We went for lunch and ordered Maryori’s favourite food which was, of course, chicken. The conversations that happened are something that I will never forget. There’s something powerful about talking to someone in a different language through a translator. I realized that God doesn’t need my voice all the time. Sometimes all he uses is a smile and a hand to hold. I saw her mother’s phone on the table as we were eating and I learned that she was recording our conversation. Our translator told me that she wanted to have it so that Maryori could listen to my voice after I was gone. Thinking about it now brings tears to my eyes. How much more could I be praying for this child? How much more seriously could I be taking these letters and gifts I was sending? We bought a much need ice cream cone and headed to the arcade. After, we headed through some stores and came to an escalator. The translator told me that they had never ever been on one before! I had to guide Maryori on and the translator helped her mother. I was so humbled. This child had never ever been in a mall!
After going shopping, I was able to buy her one of my favourite things, Starbucks. She was overjoyed. Then on our way back to the meeting point, we decided to find a quiet place and open some gifts. I handed her my bag that I had brought and with an indescribable joy in my heart I watched her open all the gifts and presents. I handed her mother some plates and cutlery and she was completely overwhelmed. I had been wearing a pink bandana that day and I had brought one for Maryori. She had been complimenting me on my hair up in it all day and I was so excited to place one on her head too. The kisses and hugs and tears are forever in my memory. The joy that we both felt in that moment will always make me smile. As we were finishing, she handed me a bracelet and two key chains that she had made and a letter. She pulled them out of a scrapbook that she showed me which included all the letters and pictures and stickers I had sent. She had them all decorated and laid out on the pages. To see my own hand writing on those papers and how she cared for them overjoyed me. I remember when I sat down at my kitchen table and wrote them. The power of seeing them in her hands and the power of our relationship through them touched my heart.

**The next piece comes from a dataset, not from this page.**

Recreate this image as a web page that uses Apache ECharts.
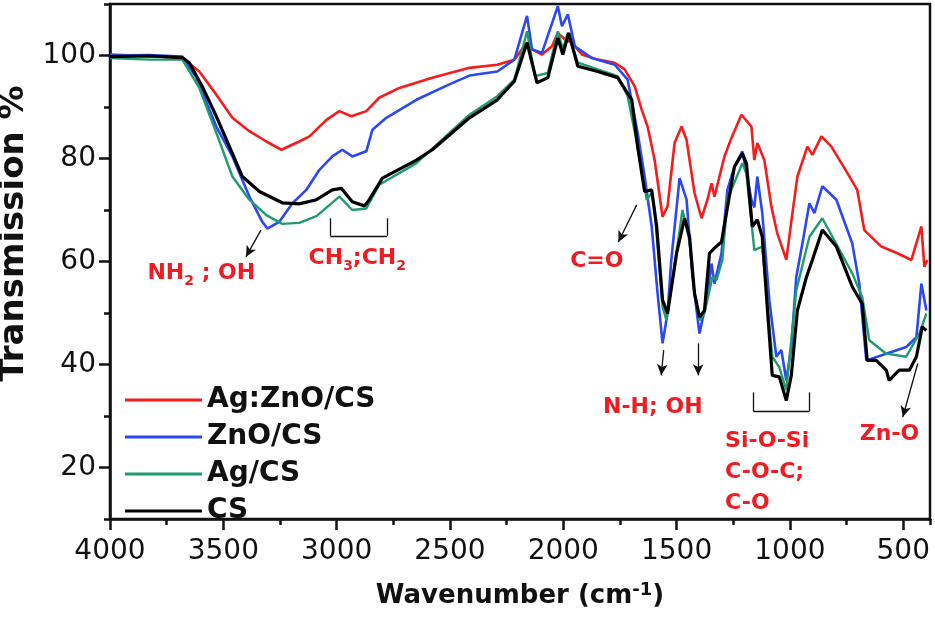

In her letter Maryori included the verse Proverbs 17:17 which says, “En todo tiempo ama al amigo y es como un hermano en tiempo de angustia.” This is translated to “At all times love a friend. That friend is like a brother in times of difficulty.” To love a brother is to love when it gets tough. It’s to love when it seems like loving is impossible. To love a brother (or sister in this case) is to love a little girl across the world when it seems like it cannot be done. I have been shown what true love is through this child. After I had prayed for her there were tears in her eyes as she said that she was truly blessed by me and that she wanted to visit me in Canada. I will never forget her. I do not know if I will ever see her again, but I know that the community of the Lord is a powerful thing. He connects us all and enables us to do things far greater than we can even imagine. I have experienced the results of Compassion and truly believe with all my heart that there is immense power in a letter.